Unknown artist

Dollhouse Bearskin Rug

Uncertain date

Fur and other media

Collection of Newport Historical Society

 

 

 

Essay by Elliott Hoekstra

 

Imagine that you are sitting in the house of a Victorian era family. There is a father, a mother, and a few children.  One of these children might be a little girl who could have played with a dollhouse.  Some would say that the doll house offers a way for the girl to be able to entertain herself. But in another house the dollhouse sits in a well-lit room centered on a pedestal to show off the material goods the family may own.  The bear skin rug in our exhibition would have once been used as a decoration in such a doll house, probably from the 19th-century. 

The Dollhouse Bear Skin Rug measures half a foot in length from its head to toe and is made of an unknown animal fur.  The hide of the animal rests upon a felt cloth. With its arms and legs outstretched, the animal resembles a taxidermied bear. The fur is various shades of brown and white, and its texture is rough around the edges.  The felt cloth surrounding the animal is purple. Towards the head a white ribbon is attached and extends from the felt cloth.  
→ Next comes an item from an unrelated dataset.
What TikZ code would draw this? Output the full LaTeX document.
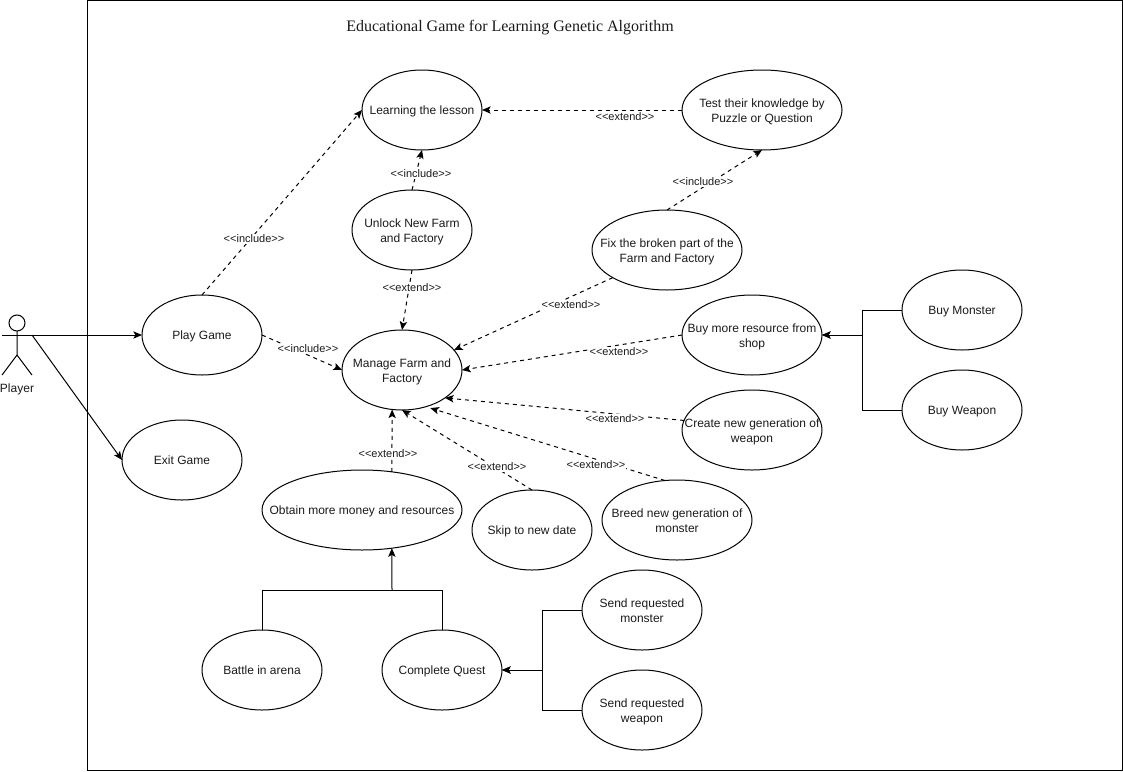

Unlike the body, the head of the animal is three-dimensional, which has been flattened with its legs stretched out to the sides. The mouth of the animal, although not intact, is shown to have been open and may once have had teeth. The nose is no longer present.  The lower jaw rests upon the purple felt that surrounds that rest of the body. The eyes of the animal protrude from its head and the fur between the eyes is worn down.  The animal lies flat on the ground, a rug for a doll house like one that may have been used in a Victorian home. 

Rugs in the Victorian era were both decorative and functional, markers of status and class.  The combination of colors on this particular rug were in fashion during this period.  Over time, the doll house has become gendered “feminine”.  Now we again see the little girl of our hypothetical Victorian era family playing with such a toy. The physical object of the dollhouse symbolizes household domesticity and indoctrinates her in expected gender roles.  Little girls may have used dollhouses to imagine their futures, but their futures would likely be predetermined to focus on managing a household.  Doll houses and their decoration offered girls a glimpse of their futures and inscribed contemporary gendered expectations.

Overall, The Dollhouse Bearskin Rug is an object of great importance because it allows us insight into the material world and culture of the Victorian period, both historical reality and the imagined life of girlhood.  The rug brings us back to an age that reminds us about what domesticity was once thought to look like.

 

Bibliography

Broomhall, Susan. “Imagined Domesticities in Early Modern Dutch Dollhouses.” Parergon 24, no. 2 (2007): 47-67.

 Forman-Brunell, Miriam. Made to Play House: Dolls and the Commercialization of American Girlhood, 1830-1930. New Haven: Yale University Press, 1993.

 Greene, Vivien. English Dolls’ Houses of the Eighteenth and Nineteenth Centuries. New York: Scribner, 1979.   

Kirkham, Pat. The Gendered Object. Manchester: Manchester University Press, 1996. 

 Moseley-Christian, M. “Seventeenth-Century Pronk Poppenhuisen: Domestic Space and the Ritual Function of Dutch Dollhouses for Women.” Home Cultures 7, no. 3 (2010): 341-364.